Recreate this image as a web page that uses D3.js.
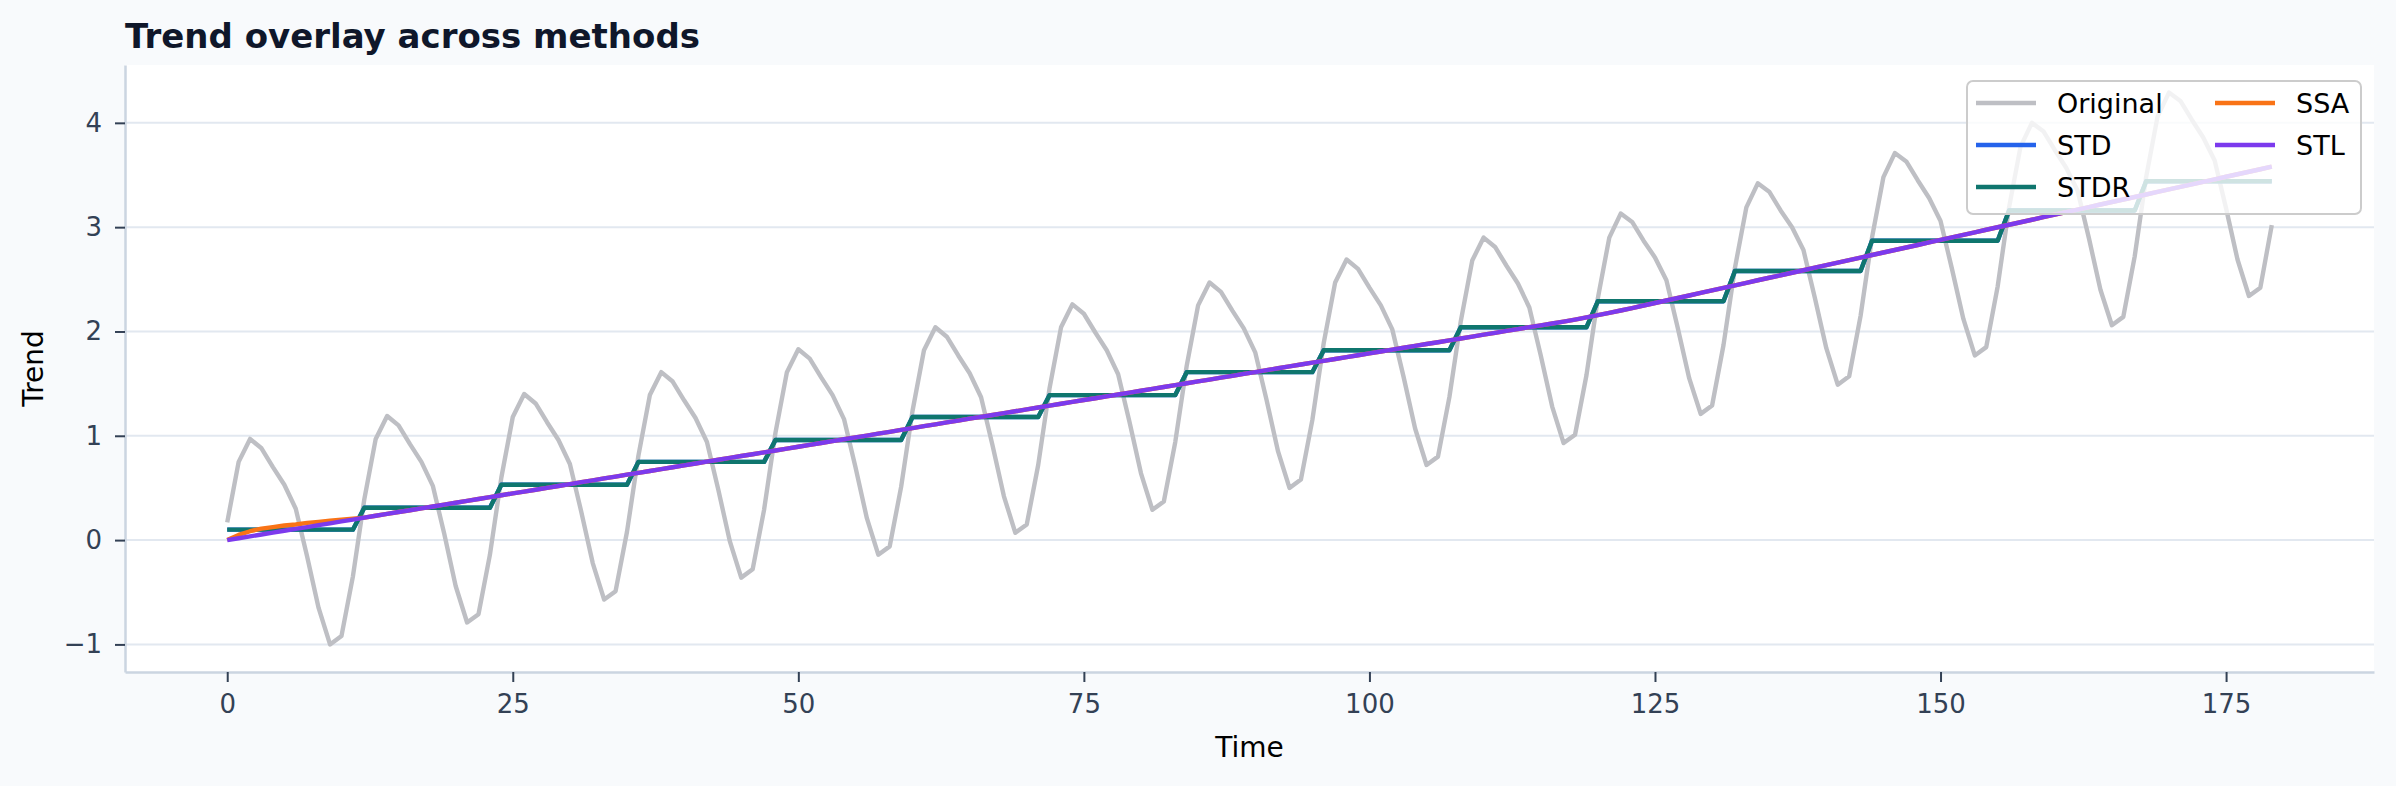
<!DOCTYPE html>
<html>
<head>
<meta charset="utf-8">
<script src="https://cdn.jsdelivr.net/npm/d3@7"></script>
<style>
  html, body { margin: 0; padding: 0; background: #f8fafc; }
  svg { display: block; }
</style>
</head>
<body>
<div id="chart"></div>
<script>
var width = 2396, height = 786;
var margin = {top: 65, right: 22, bottom: 114, left: 125};

// one value per time step, 0..179
var time = d3.range(180);

// original series (12 steps per row)
var original = [
  0.17, 0.75, 0.97, 0.88, 0.70, 0.53, 0.30, -0.16, -0.65, -1.00, -0.92, -0.35,
  0.39, 0.97, 1.19, 1.10, 0.92, 0.75, 0.52, 0.06, -0.44, -0.79, -0.71, -0.14,
  0.60, 1.18, 1.40, 1.31, 1.13, 0.96, 0.73, 0.27, -0.22, -0.57, -0.49, 0.08,
  0.81, 1.39, 1.61, 1.52, 1.34, 1.17, 0.94, 0.48, -0.01, -0.36, -0.28, 0.29,
  1.03, 1.61, 1.83, 1.74, 1.56, 1.39, 1.16, 0.70, 0.21, -0.14, -0.06, 0.51,
  1.24, 1.82, 2.04, 1.95, 1.77, 1.60, 1.37, 0.91, 0.42, 0.07, 0.15, 0.72,
  1.46, 2.04, 2.26, 2.17, 1.99, 1.82, 1.59, 1.13, 0.64, 0.29, 0.37, 0.94,
  1.67, 2.25, 2.47, 2.38, 2.20, 2.03, 1.80, 1.34, 0.85, 0.50, 0.58, 1.15,
  1.89, 2.47, 2.69, 2.60, 2.42, 2.25, 2.02, 1.56, 1.07, 0.72, 0.80, 1.37,
  2.10, 2.68, 2.90, 2.81, 2.63, 2.46, 2.23, 1.77, 1.28, 0.93, 1.01, 1.58,
  2.32, 2.90, 3.13, 3.05, 2.87, 2.71, 2.49, 2.03, 1.55, 1.21, 1.29, 1.87,
  2.61, 3.19, 3.42, 3.34, 3.16, 3.00, 2.78, 2.32, 1.84, 1.49, 1.57, 2.15,
  2.90, 3.48, 3.71, 3.63, 3.45, 3.28, 3.06, 2.60, 2.12, 1.77, 1.85, 2.43,
  3.19, 3.77, 4.00, 3.92, 3.74, 3.57, 3.35, 2.89, 2.40, 2.06, 2.14, 2.72,
  3.48, 4.06, 4.29, 4.21, 4.03, 3.86, 3.64, 3.18, 2.69, 2.34, 2.42, 3.02
];

// STL trend (a bit steeper after ~t=120)
var stl = [
  0.000, 0.018, 0.036, 0.054, 0.072, 0.090, 0.107, 0.125, 0.143, 0.161, 0.179, 0.197,
  0.215, 0.233, 0.251, 0.269, 0.286, 0.304, 0.322, 0.340, 0.358, 0.376, 0.394, 0.412,
  0.430, 0.448, 0.465, 0.483, 0.501, 0.519, 0.537, 0.555, 0.573, 0.591, 0.609, 0.627,
  0.644, 0.662, 0.680, 0.698, 0.716, 0.734, 0.752, 0.770, 0.788, 0.806, 0.823, 0.841,
  0.859, 0.877, 0.895, 0.913, 0.931, 0.949, 0.967, 0.985, 1.002, 1.020, 1.038, 1.056,
  1.074, 1.092, 1.110, 1.128, 1.146, 1.164, 1.181, 1.199, 1.217, 1.235, 1.253, 1.271,
  1.289, 1.307, 1.325, 1.343, 1.360, 1.378, 1.396, 1.414, 1.432, 1.450, 1.468, 1.486,
  1.504, 1.522, 1.539, 1.557, 1.575, 1.593, 1.611, 1.629, 1.647, 1.665, 1.683, 1.701,
  1.718, 1.736, 1.754, 1.772, 1.790, 1.808, 1.826, 1.844, 1.862, 1.880, 1.897, 1.915,
  1.933, 1.951, 1.969, 1.987, 2.005, 2.023, 2.041, 2.059, 2.076, 2.095, 2.114, 2.135,
  2.156, 2.178, 2.201, 2.224, 2.249, 2.273, 2.297, 2.321, 2.345, 2.370, 2.394, 2.418,
  2.442, 2.466, 2.491, 2.515, 2.539, 2.563, 2.587, 2.612, 2.636, 2.660, 2.684, 2.708,
  2.733, 2.757, 2.781, 2.805, 2.829, 2.854, 2.878, 2.902, 2.926, 2.950, 2.975, 2.999,
  3.023, 3.047, 3.071, 3.096, 3.120, 3.144, 3.168, 3.192, 3.217, 3.241, 3.265, 3.289,
  3.313, 3.338, 3.362, 3.386, 3.410, 3.434, 3.459, 3.483, 3.507, 3.531, 3.555, 3.580
];

// SSA only departs from STL during the first year, after that it sits under it
var ssaHead = [0.000, 0.050, 0.085, 0.110, 0.125, 0.140, 0.150, 0.165, 0.175, 0.185, 0.195, 0.205];
var ssa = ssaHead.concat(stl.slice(12));

// STDR is flat over each 12-step block; STD is hidden exactly under it
var stdrLevels = [0.10, 0.31, 0.53, 0.75, 0.96, 1.18, 1.39, 1.61, 1.82, 2.04, 2.29, 2.58, 2.87, 3.16, 3.44];
var stdr = time.map(t => stdrLevels[Math.floor(t / 12)]);
var std = stdr.slice();

var xTicks = [0, 25, 50, 75, 100, 125, 150, 175];
var yTicks = [-1, 0, 1, 2, 3, 4];

var series = [
  {name: "Original", values: original, color: "#bebfc4"},
  {name: "STD", values: std, color: "#2563eb"},
  {name: "STDR", values: stdr, color: "#0f766e"},
  {name: "SSA", values: ssa, color: "#f97316"},
  {name: "STL", values: stl, color: "#7c3aed"}
];

var font = "DejaVu Sans, sans-serif";

var svg = d3.select("#chart").append("svg")
    .attr("width", width)
    .attr("height", height);

svg.append("rect")
    .attr("width", width)
    .attr("height", height)
    .attr("fill", "#f8fafc");

// matplotlib-like 5% padding around the data
var xPad = 179 * 0.05;
var yLo = d3.min(series, s => d3.min(s.values)),
    yHi = d3.max(series, s => d3.max(s.values)),
    yPad = (yHi - yLo) * 0.05;

var x = d3.scaleLinear()
    .domain([0 - xPad, 179 + xPad])
    .range([margin.left, width - margin.right]);

var y = d3.scaleLinear()
    .domain([yLo - yPad, yHi + yPad])
    .range([height - margin.bottom, margin.top]);

svg.append("rect")
    .attr("x", margin.left)
    .attr("y", margin.top)
    .attr("width", width - margin.left - margin.right)
    .attr("height", height - margin.top - margin.bottom)
    .attr("fill", "#ffffff");

// horizontal grid
svg.append("g")
  .selectAll("line")
  .data(yTicks)
  .join("line")
    .attr("x1", margin.left)
    .attr("x2", width - margin.right)
    .attr("y1", d => y(d))
    .attr("y2", d => y(d))
    .attr("stroke", "#e2e8f0")
    .attr("stroke-width", 2);

var line = d3.line()
    .x((d, i) => x(time[i]))
    .y(d => y(d));

svg.append("g")
  .selectAll("path")
  .data(series)
  .join("path")
    .attr("d", d => line(d.values))
    .attr("fill", "none")
    .attr("stroke", d => d.color)
    .attr("stroke-width", 4.4)
    .attr("stroke-linejoin", "round");

// axes
var xAxis = svg.append("g")
    .attr("transform", `translate(0,${height - margin.bottom})`)
    .call(d3.axisBottom(x).tickValues(xTicks).tickSize(10).tickSizeOuter(0).tickPadding(13));

var yAxis = svg.append("g")
    .attr("transform", `translate(${margin.left},0)`)
    .call(d3.axisLeft(y).tickValues(yTicks).tickFormat(d3.format("d")).tickSize(10).tickSizeOuter(0).tickPadding(13));

[xAxis, yAxis].forEach(g => {
  g.select(".domain").attr("stroke", "#cbd5e1").attr("stroke-width", 2.5);
  g.selectAll(".tick line").attr("stroke", "#334155").attr("stroke-width", 2);
  g.selectAll(".tick text")
    .attr("fill", "#334155")
    .style("font-family", font)
    .style("font-size", "26px");
});

// labels and title
svg.append("text")
    .attr("x", (margin.left + width - margin.right) / 2)
    .attr("y", 757)
    .attr("text-anchor", "middle")
    .style("font-family", font)
    .style("font-size", "28px")
    .attr("fill", "#000")
    .text("Time");

svg.append("text")
    .attr("transform", `translate(43,${(margin.top + height - margin.bottom) / 2}) rotate(-90)`)
    .attr("text-anchor", "middle")
    .style("font-family", font)
    .style("font-size", "28px")
    .attr("fill", "#000")
    .text("Trend");

svg.append("text")
    .attr("x", margin.left)
    .attr("y", 48)
    .style("font-family", font)
    .style("font-size", "34px")
    .style("font-weight", "bold")
    .attr("fill", "#0f172a")
    .text("Trend overlay across methods");

// legend, two columns filled top to bottom
var legend = svg.append("g");

legend.append("rect")
    .attr("x", 1967)
    .attr("y", 81)
    .attr("width", 394)
    .attr("height", 133)
    .attr("rx", 6)
    .attr("fill", "#ffffff")
    .attr("fill-opacity", 0.8)
    .attr("stroke", "#cccccc")
    .attr("stroke-width", 2);

var item = legend.selectAll("g.item")
  .data(series)
  .join("g")
    .attr("class", "item")
    .attr("transform", (d, i) => `translate(${i < 3 ? 1976 : 2215},${103 + (i % 3) * 42})`);

item.append("line")
    .attr("x1", 0)
    .attr("x2", 60)
    .attr("stroke", d => d.color)
    .attr("stroke-width", 4.4);

item.append("text")
    .attr("x", 81)
    .attr("y", 10)
    .style("font-family", font)
    .style("font-size", "27px")
    .attr("fill", "#000")
    .text(d => d.name);
</script>
</body>
</html>
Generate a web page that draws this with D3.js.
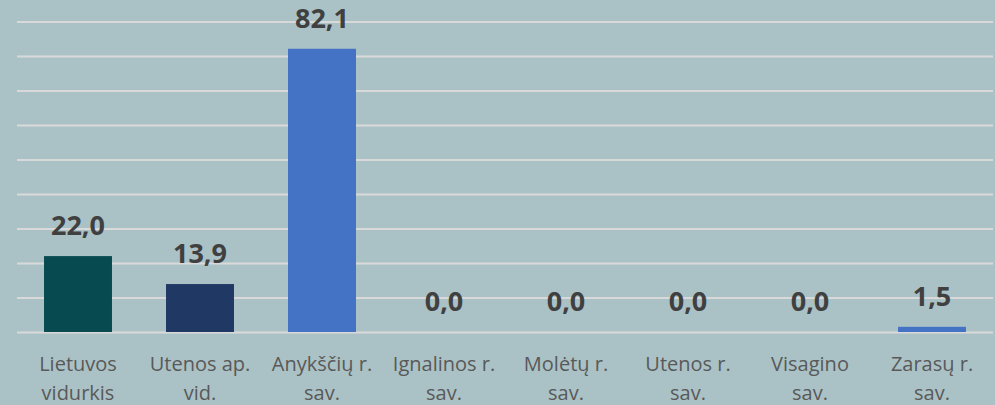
<!DOCTYPE html>
<html>
<head>
<meta charset="utf-8">
<script src="https://cdn.jsdelivr.net/npm/d3@7"></script>
<style>
html,body{margin:0;padding:0;background:#aac2c6;}
svg{display:block;}
</style>
</head>
<body>
<svg id="chart" width="995" height="405"></svg>
<script>
const categories = ["Lietuvos vidurkis","Utenos ap. vid.","Anykščių r. sav.","Ignalinos r. sav.","Molėtų r. sav.","Utenos r. sav.","Visagino sav.","Zarasų r. sav."];
const labelLines = [["Lietuvos","vidurkis"],["Utenos ap.","vid."],["Anykščių r.","sav."],["Ignalinos r.","sav."],["Molėtų r.","sav."],["Utenos r.","sav."],["Visagino","sav."],["Zarasų r.","sav."]];
const values = [22.0, 13.9, 82.1, 0.0, 0.0, 0.0, 0.0, 1.5];
const barColors = ["#074a50","#1f3864","#4472c4","#4472c4","#4472c4","#4472c4","#4472c4","#4472c4"];
const gridTicks = [0,10,20,30,40,50,60,70,80,90];

const svg = d3.select("#chart");
const x = d3.scaleBand().domain(categories).range([17, 993]).paddingInner(0.443).paddingOuter(0.2215);
const y = d3.scaleLinear().domain([0, 90]).range([332, 21.5]);

svg.append("rect").attr("width",995).attr("height",405).attr("fill","#aac2c6");

const grid = svg.append("g").attr("transform","translate(17,0)")
  .call(d3.axisLeft(y).tickValues(gridTicks).tickSize(-976).tickFormat(""));
grid.select(".domain").remove();
grid.selectAll(".tick line").attr("stroke","#d9d9d9").attr("stroke-width",2);

svg.selectAll(".bar").data(values).enter().append("rect")
  .attr("x",(d,i)=>x(categories[i]))
  .attr("width",x.bandwidth())
  .attr("y",d=>y(d))
  .attr("height",d=>y(0)-y(d))
  .attr("fill",(d,i)=>barColors[i]);

const fmt = v => v.toFixed(1).replace(".", ",");
svg.selectAll(".val").data(values).enter().append("text")
  .attr("x",(d,i)=>x(categories[i])+x.bandwidth()/2)
  .attr("y",d=>y(d)-21)
  .attr("text-anchor","middle")
  .attr("font-family","'Open Sans', sans-serif")
  .attr("font-weight","bold")
  .attr("font-size",27)
  .attr("fill","#404040")
  .text(fmt);

const lab = svg.selectAll(".cat").data(labelLines).enter().append("text")
  .attr("text-anchor","middle")
  .attr("font-family","'Open Sans', sans-serif")
  .attr("font-size",20)
  .attr("fill","#595959")
  .attr("transform",(d,i)=>`translate(${x(categories[i])+x.bandwidth()/2},371)`);
lab.selectAll("tspan").data(d=>d).enter().append("tspan")
  .attr("x",0).attr("y",(d,j)=>j*29).text(d=>d);
</script>
</body>
</html>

▸ **What you will do**: Give the lines again word for word, from the start of the records to the line holding "var time = d3.range(180);", both included, and leave out any picture.

▸ **Response**:
Recreate this image as a web page that uses D3.js.
<!DOCTYPE html>
<html>
<head>
<meta charset="utf-8">
<script src="https://cdn.jsdelivr.net/npm/d3@7"></script>
<style>
  html, body { margin: 0; padding: 0; background: #f8fafc; }
  svg { display: block; }
</style>
</head>
<body>
<div id="chart"></div>
<script>
var width = 2396, height = 786;
var margin = {top: 65, right: 22, bottom: 114, left: 125};

// one value per time step, 0..179
var time = d3.range(180);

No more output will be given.